A map scale correctly reduces the actual distance on the ground to a corresponding distance on a map. Printing the scale on the map means the reader can work out the accurate distance between two points.
There is a standard ratio format for map scales e.g. “1: 25,000”. The first number is the unit on the map and the second number is the distance in real life of the same unit so 1: 25,000 means that 1cm on the map corresponds to 25,000 cm on the ground.
However, this simple concept of map scales is complicated by the curvature of the Earth's surface, which forces scale to vary across a map. We explain Map Projections in our posts Part 1 and Part 2.
A distance of 25,000 cm is hard to visualise. Often a map scale will have an additional written scale giving a map unit and a real life unit – i.e. it converts one unit of measurement to another. For example, a UK Ordinance Survey (OS) map reads: “1:25,000 scale, 4cm to 1km”. The first scale corresponds to 25,000 cm on the ground as before. But the second ‘written scale’ of ‘4 cm to 1 km’ makes it easier to convert as 4 cm on the map represents 1km on the ground. Our Huge Geological Map of the World is a 1:22,000,000 scale. This means that 2.5 cm is equal to 500 km.

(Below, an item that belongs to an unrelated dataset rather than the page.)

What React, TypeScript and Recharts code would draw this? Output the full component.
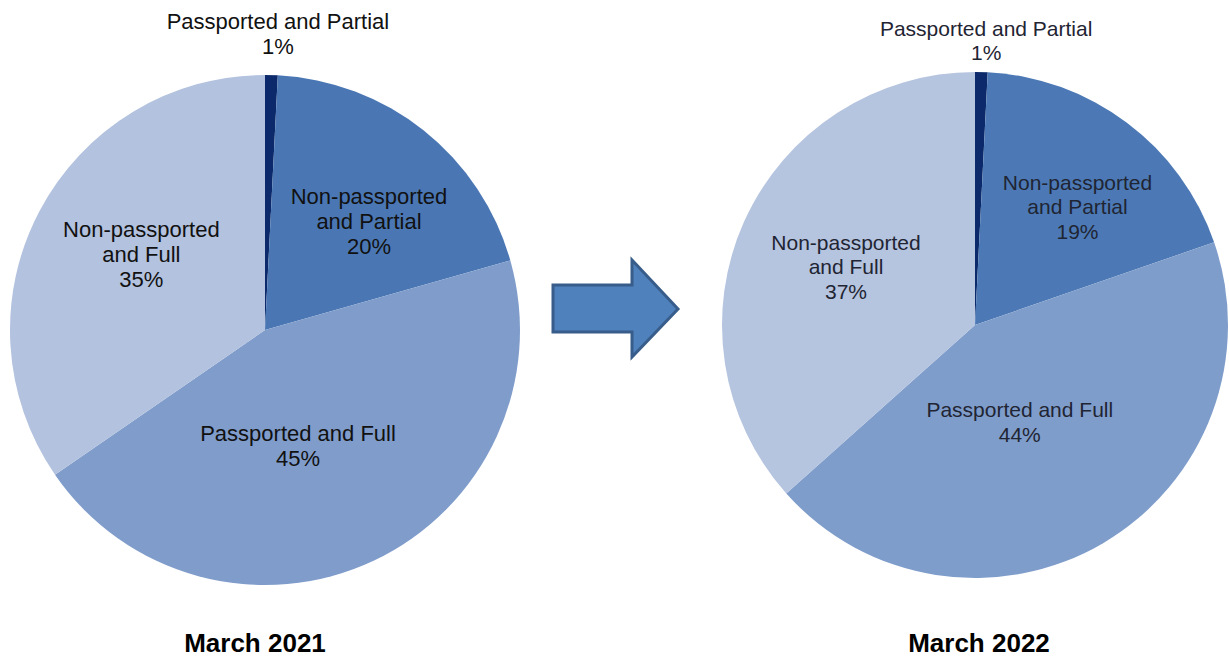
import React from 'react';
import { PieChart, Pie, Cell } from 'recharts';

const categories = ['Passported and Partial', 'Non-passported and Partial', 'Passported and Full', 'Non-passported and Full'];
const labelLines = [['Passported and Partial'], ['Non-passported', 'and Partial'], ['Passported and Full'], ['Non-passported', 'and Full']];
const values2021 = [0.8, 19.8, 44.8, 34.6];
const values2022 = [0.8, 18.9, 43.7, 36.6];
const periods = ['March 2021', 'March 2022'];

const colors2021 = ['#0c2a6b', '#4a77b4', '#7f9ccb', '#b3c2de'];
const colors2022 = ['#0c2a6b', '#4c79b5', '#7f9dcb', '#b5c4df'];

const layout2021 = [
  { f: 1.162, shift: 1.06 },
  { f: 0.59, shift: 5.2 },
  { f: 0.47, shift: 9.2 },
  { f: 0.57, shift: 4.0 },
];
const layout2022 = [
  { f: 1.127, shift: 0.8 },
  { f: 0.62, shift: 3.9 },
  { f: 0.42, shift: 5.5 },
  { f: 0.56, shift: 0.3 },
];

const data2021 = categories.map((name, i) => ({ name, value: values2021[i] }));
const data2022 = categories.map((name, i) => ({ name, value: values2022[i] }));

const FONT = '"Liberation Sans", Arial, sans-serif';

const makeLabel = (layout: any[], values: number[], fontSize: number, lineH: number, color: string) => (props: any) => {
  const { cx, cy, midAngle, outerRadius, index } = props;
  const { f, shift } = layout[index];
  const ang = midAngle - shift;
  const rad = Math.PI / 180;
  const d = outerRadius * f;
  const x = cx + d * Math.cos(-ang * rad);
  const y = cy + d * Math.sin(-ang * rad);
  const lines = [...labelLines[index], `${Math.round(values[index])}%`];
  const n = lines.length;
  return (
    <text
      key={`l-${index}`}
      x={x}
      y={y}
      textAnchor="middle"
      dominantBaseline="central"
      fill={color}
      fontSize={fontSize}
      fontFamily={FONT}
    >
      {lines.map((t, i) => (
        <tspan key={i} x={x} y={y + (i - (n - 1) / 2) * lineH} dominantBaseline="central">
          {t}
        </tspan>
      ))}
    </text>
  );
};

export default function App() {
  return (
    <div style={{ position: 'absolute', left: 0, top: 0, width: 1229, height: 657, background: '#fff' }}>
      <PieChart width={1229} height={657} margin={{ top: 0, right: 0, bottom: 0, left: 0 }}>
        <Pie
          data={data2021}
          dataKey="value"
          nameKey="name"
          cx={265}
          cy={330}
          outerRadius={255}
          startAngle={90}
          endAngle={-270}
          stroke="none"
          labelLine={false}
          label={makeLabel(layout2021, values2021, 22, 25, '#111111')}
          isAnimationActive={false}
        >
          {data2021.map((_, i) => (
            <Cell key={i} fill={colors2021[i]} />
          ))}
        </Pie>
        <Pie
          data={data2022}
          dataKey="value"
          nameKey="name"
          cx={975}
          cy={325}
          outerRadius={253}
          startAngle={90}
          endAngle={-270}
          stroke="none"
          labelLine={false}
          label={makeLabel(layout2022, values2022, 21, 24.5, '#1f2533')}
          isAnimationActive={false}
        >
          {data2022.map((_, i) => (
            <Cell key={i} fill={colors2022[i]} />
          ))}
        </Pie>
      </PieChart>
      <svg
        width={1229}
        height={657}
        style={{ position: 'absolute', left: 0, top: 0, pointerEvents: 'none' }}
      >
        <polygon
          points="553,285 632,285 632,260 678,309 632,357 632,332 553,332"
          fill="#4f81bd"
          stroke="#385d8a"
          strokeWidth={3}
          strokeLinejoin="miter"
        />
        <text x={255} y={652} textAnchor="middle" fontFamily={FONT} fontWeight="bold" fontSize={26} fill="#000">
          {periods[0]}
        </text>
        <text x={979} y={652} textAnchor="middle" fontFamily={FONT} fontWeight="bold" fontSize={26} fill="#000">
          {periods[1]}
        </text>
      </svg>
    </div>
  );
}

Putting a large area on a map, e.g. a world map, requires a small scale - this converts a large area into a small map. Our original map, the Future Map, is a 1:40,000,000 scale. The area shown here is around 15cm, so this image shows approximately 3,750km.

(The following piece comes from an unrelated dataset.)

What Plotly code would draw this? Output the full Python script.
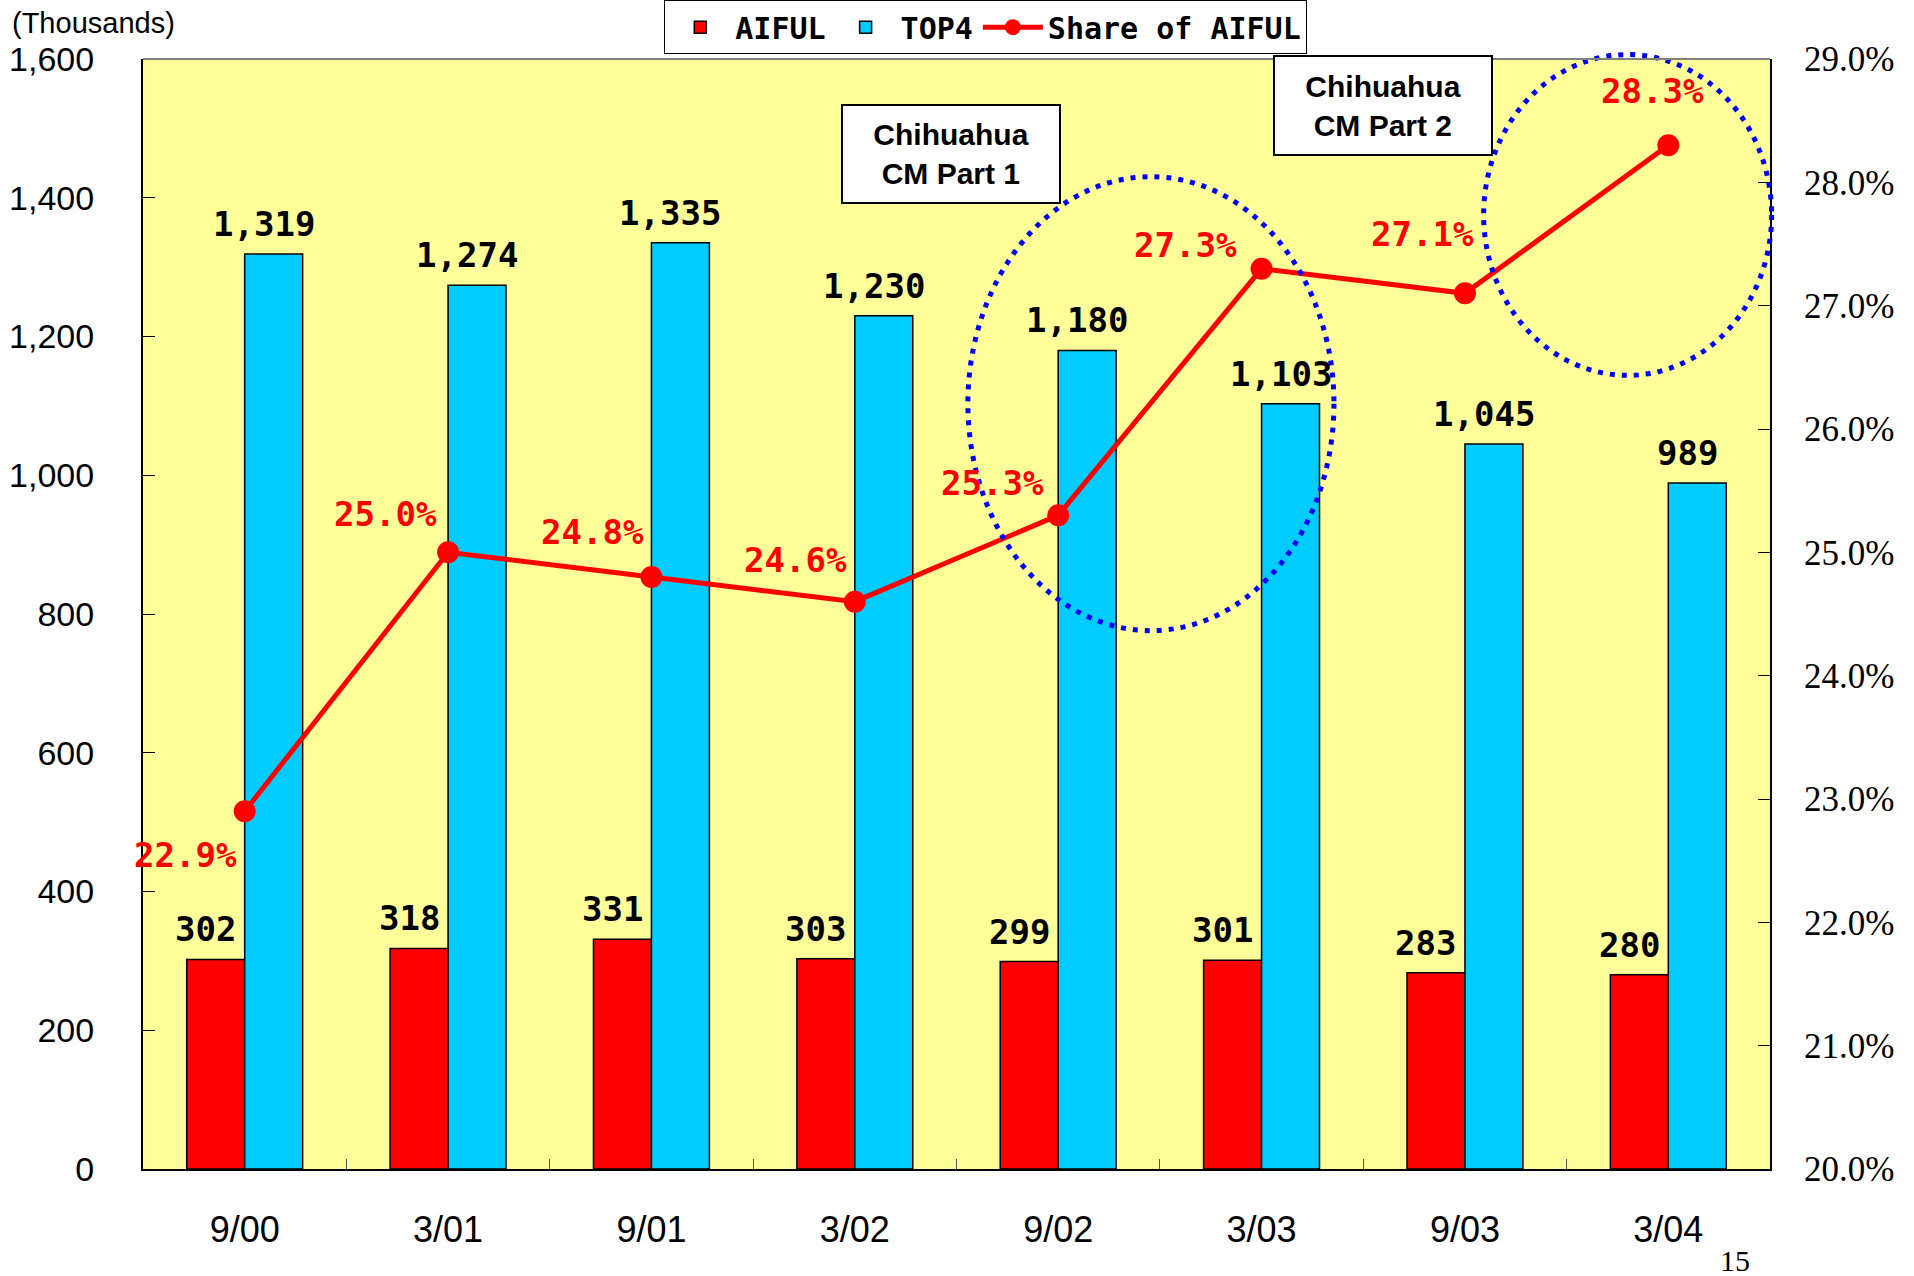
import plotly.graph_objects as go

periods = ["9/00", "3/01", "9/01", "3/02", "9/02", "3/03", "9/03", "3/04"]
aiful = [302, 318, 331, 303, 299, 301, 283, 280]
top4 = [1319, 1274, 1335, 1230, 1180, 1103, 1045, 989]
share = [22.9, 25.0, 24.8, 24.6, 25.3, 27.3, 27.1, 28.3]

# label offsets (px) for share labels
share_dx = [-59, -63, -59, -59, -66, -76, -42, -16]
share_dy = [-44, 38, 45, 42, 32, 24, 59, 54]

RED = "#FF0000"
BLUE = "#00CCFF"
BG = "#FFFF99"
LBL_FONT = "DejaVu Sans Mono"
TICK_FONT = "Liberation Sans"

fig = go.Figure()
fig.add_trace(go.Bar(name="AIFUL", x=periods, y=aiful, marker=dict(color=RED, line=dict(color="black", width=1.5))))
fig.add_trace(go.Bar(name="TOP4", x=periods, y=top4, marker=dict(color=BLUE, line=dict(color="black", width=1.5))))
fig.add_trace(go.Scatter(name="Share of AIFUL", x=periods, y=share, yaxis="y2", mode="lines+markers",
                         line=dict(color=RED, width=5), marker=dict(color=RED, size=22)))

ann = []
for p, a, t in zip(periods, aiful, top4):
    ann.append(dict(x=p, y=a, xref="x", yref="y", text=f"{a:,}", showarrow=False, xshift=-39, yshift=8,
                    xanchor="center", yanchor="bottom",
                    font=dict(family=LBL_FONT, size=34, color="black", weight="bold")))
    ann.append(dict(x=p, y=t, xref="x", yref="y", text=f"{t:,}", showarrow=False, xshift=19, yshift=8,
                    xanchor="center", yanchor="bottom",
                    font=dict(family=LBL_FONT, size=34, color="black", weight="bold")))
for p, s, dx, dy in zip(periods, share, share_dx, share_dy):
    ann.append(dict(x=p, y=s, xref="x", yref="y2", text=f"{s:.1f}%", showarrow=False, xshift=dx, yshift=dy,
                    xanchor="center", yanchor="middle",
                    font=dict(family=LBL_FONT, size=34, color=RED, weight="bold")))

ann.append(dict(x=0.4966, y=0.9144, xref="paper", yref="paper", text="Chihuahua<br>CM Part 1", showarrow=False,
                xanchor="center", yanchor="middle",
                font=dict(family=TICK_FONT, size=30, color="black", weight="bold"), bgcolor="white",
                bordercolor="black", borderwidth=2, borderpad=2, width=212, height=92))
ann.append(dict(x=0.7621, y=0.958, xref="paper", yref="paper", text="Chihuahua<br>CM Part 2", showarrow=False,
                xanchor="center", yanchor="middle",
                font=dict(family=TICK_FONT, size=30, color="black", weight="bold"), bgcolor="white",
                bordercolor="black", borderwidth=2, borderpad=2, width=212, height=93))
ann.append(dict(x=-0.082, y=1.032, xref="paper", yref="paper", text="(Thousands)", showarrow=False,
                xanchor="left", yanchor="middle", font=dict(family=TICK_FONT, size=29, color="black")))
ann.append(dict(x=0.9785, y=-0.082, xref="paper", yref="paper", text="15", showarrow=False,
                xanchor="center", yanchor="middle",
                font=dict(family="Liberation Serif", size=30, color="black")))

shapes = [
    dict(type="circle", xref="paper", yref="paper", x0=0.507, x1=0.732, y0=0.485, y1=0.894,
         line=dict(color="#0000FF", width=5, dash="5px,7px"), layer="above"),
    dict(type="circle", xref="paper", yref="paper", x0=0.824, x1=1.001, y0=0.715, y1=1.004,
         line=dict(color="#0000FF", width=5, dash="5px,7px"), layer="above"),
    dict(type="line", xref="paper", yref="paper", x0=0, x1=1, y0=1, y1=1,
         line=dict(color="#808080", width=2), layer="above"),
]

fig.update_layout(
    width=1914, height=1276,
    margin=dict(l=143, r=144, t=59, b=107, autoexpand=False),
    paper_bgcolor="white", plot_bgcolor=BG,
    barmode="group", bargap=0.43, bargroupgap=0,
    showlegend=True,
    legend=dict(orientation="h", x=0.518, xanchor="center", y=1.053, yanchor="top",
                bgcolor="white", bordercolor="black", borderwidth=1,
                font=dict(family=LBL_FONT, size=30, color="black", weight="bold"),
                itemwidth=60, traceorder="normal"),
    xaxis=dict(type="category", range=[-0.5, len(periods) - 0.5], showline=True, linecolor="black",
               linewidth=2, ticks="inside", tickson="boundaries", ticklen=10, tickcolor="#555555",
               showgrid=False, ticklabelstandoff=28,
               tickfont=dict(family=TICK_FONT, size=36, color="black")),
    yaxis=dict(range=[0, 1600], dtick=200, tickformat=",", showline=True, linecolor="black", linewidth=2,
               ticks="inside", ticklen=12, tickcolor="black", showgrid=False, zeroline=False,
               ticklabelstandoff=40, tickfont=dict(family=TICK_FONT, size=34, color="black")),
    yaxis2=dict(range=[20, 29], dtick=1, tickformat=".1f", ticksuffix="%", overlaying="y", side="right",
                showline=True, linecolor="black", linewidth=2, ticks="inside", ticklen=12, tickcolor="black",
                showgrid=False, zeroline=False, ticklabelstandoff=25,
                tickfont=dict(family="Liberation Sans Narrow", size=35, color="black")),
    annotations=ann, shapes=shapes,
)

fig.write_html("out.html")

Putting a smaller area on a map, e.g. a street area of London, requires a larger scale to show more detail. Our London City Map is a 1:30,000 scale, meaning the 2.5km journey from Greenwich Park to the O2 fits into the same 15cm area.
Most maps include a graphic scale bar, which has two functions – to enable the reader to easily visualise distances on the map; and when enlarging or shrinking the map, the graphic scale remains true.